Several of us walked back to our hotel together. We got a jeep and a driver from the motor pool, and we drove out of Weimar into the Thuringian countryside. The lilacs were blooming in the farmyards, and under the yellow of the morning sun the apple trees were white and pink along the sides of the roads. In the rich brown fields the Germans were walking along the furrows, sowing their grain, and we went out to get a story of V-E Day in Germany because it would be the last story and it was a way to end a job.
We drove for almost an hour, following our map and looking for the Third Armored Division, until we saw the tanks in a field on the left. There were four or five divisions that we had come to know well and for whom we had the highest admiration. The Third Armored was one, and so we had decided that we would end the war with them—or what was left of them.
There were seventeen of the tanks parked in the field on the left and along the partial cover of a long gray barn. Across the road on the right the land rose, and on the flat of the rise and forming a quadrangle there were some low, brown wooden barracks of what had been a Nazi youth camp. We could see the tankers walking about and lolling in the sun on the plot of winter-browned grass in the middle of the quadrangle, so we drove up the rise and into the quadrangle.
The lieutenant was the eighth commanding officer the company had had in ten months of fighting, which will give you an idea of what they had been through, and he had the Silver Star and the Bronze Star and the Purple Heart with cluster. His name was Thomas Cooper and he was from Henderson, Kentucky, and we asked him how I Company of the First Battalion of the Thirty-third Regiment of the Third Amored Division had heard the news of the German surrender.
"I got a telephone call from Battalion headquarters at 9:10 last night," he said. "I told the first sergeant. He had an old ni
ckle-plated horn from a Kraut car, and he went to the door and blew the horn a couple of times. Then he hollered, 'The war is over. The war is over, you guys. It's official now.' "
"Then what happened?" one of us said.
"Nothing much," the lieutenant said. "We knew for a long time it was gonna be over."
Some of the kids from the company were standing around us as we talked with the lieutenant. Out of the eighty-five who had started out with the I Company in Normandy, there were only six originals left on the day that peace came, and one of the best was a staff sergeant named Juan Haines from Gatesville, Texas.

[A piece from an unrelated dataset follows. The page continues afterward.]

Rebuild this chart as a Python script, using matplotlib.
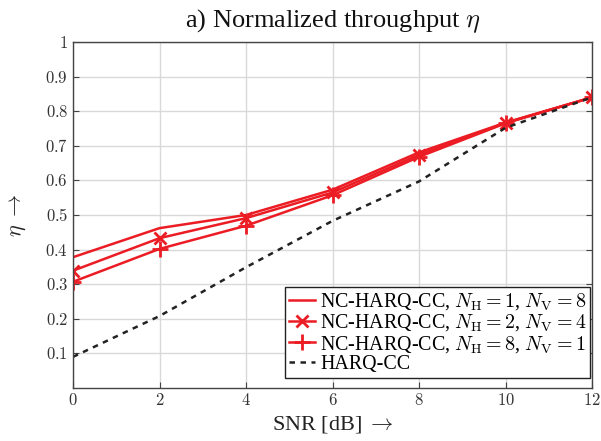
import numpy as np
import matplotlib
matplotlib.use("Agg")
import matplotlib.pyplot as plt

plt.rcParams['font.family'] = ['Liberation Serif', 'DejaVu Serif']
plt.rcParams['mathtext.fontset'] = 'cm'

snr = [0, 2, 4, 6, 8, 10, 12]
eta_h1_v8 = [0.378, 0.462, 0.500, 0.573, 0.681, 0.767, 0.840]
eta_h2_v4 = [0.339, 0.433, 0.491, 0.565, 0.674, 0.766, 0.840]
eta_h8_v1 = [0.307, 0.402, 0.469, 0.557, 0.668, 0.765, 0.840]
eta_harq = [0.090, 0.208, 0.349, 0.483, 0.597, 0.752, 0.840]

labels = [r'NC-HARQ-CC, $N_{\mathrm{H}}=1$, $N_{\mathrm{V}}=8$',
          r'NC-HARQ-CC, $N_{\mathrm{H}}=2$, $N_{\mathrm{V}}=4$',
          r'NC-HARQ-CC, $N_{\mathrm{H}}=8$, $N_{\mathrm{V}}=1$',
          'HARQ-CC']

red = '#ec1c24'

fig = plt.figure(figsize=(6.01, 4.41), dpi=100)
ax = fig.add_axes([0.1215, 0.1202, 0.8636, 0.7846])

ax.plot(snr, eta_h1_v8, color=red, lw=1.8, label=labels[0])
ax.plot(snr, eta_h2_v4, color=red, lw=1.8, marker='x', ms=9, mew=2, label=labels[1])
ax.plot(snr, eta_h8_v1, color=red, lw=1.8, marker='+', ms=12, mew=2, label=labels[2])
ax.plot(snr, eta_harq, color='#222222', lw=1.8, ls=(0, (2.2, 2.2)), label=labels[3])

ax.set_xlim(0, 12)
ax.set_ylim(0, 1)
ax.set_xticks(snr)
ax.set_xticklabels([f'${v}$' for v in snr])
yt = [0.1, 0.2, 0.3, 0.4, 0.5, 0.6, 0.7, 0.8, 0.9, 1.0]
ax.set_yticks(yt)
ax.set_yticklabels(['$1$' if v == 1.0 else f'${v:.1f}$' for v in yt])
ax.tick_params(direction='in', length=4, width=0.8, labelsize=12, colors='#444444',
               labelcolor='#333333', top=False, right=True)
ax.grid(True, color='#d9d9d9', lw=1.0)
ax.set_axisbelow(True)
for s in ax.spines.values():
    s.set_color('#444444')
    s.set_linewidth(1.0)

ax.set_xlabel(r'SNR [dB]$\;\rightarrow$', fontsize=16, color='#222222', labelpad=4)
ax.set_ylabel(r'$\eta$ $\rightarrow$', fontsize=16, color='#222222', labelpad=12)
ax.set_title(r'a) Normalized throughput $\eta$', fontsize=19, color='#111111', pad=11)

leg = ax.legend(loc='lower right', bbox_to_anchor=(0.997, 0.0289), borderaxespad=0,
                fontsize=14.4, frameon=True, fancybox=False,
                edgecolor='#222222', framealpha=1, handlelength=1.3,
                handletextpad=0.25, borderpad=0.2, labelspacing=0.02)
leg.get_frame().set_linewidth(1.0)

fig.savefig('out.png', dpi=100)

"This tank of yours," I said to Haines. "What's its name?"
At the beginning, almost all of them gave their tanks names. I wanted to find out if the soldier who went through the war with a tank had any affection for it, if he felt anything about his tank on the day the war ended.
"I don't rightly know," Haines said. "This is the fourth tank we had. We lost three."
"When did your tank fire its last shot?" another of us asked, trying to establish when the war in Europe had really ended for the sergeant and the others in his tank.
"I'll have to think," Haines said.
He was tall and thin and with reddish hair. He stood looking at the ground at his feet.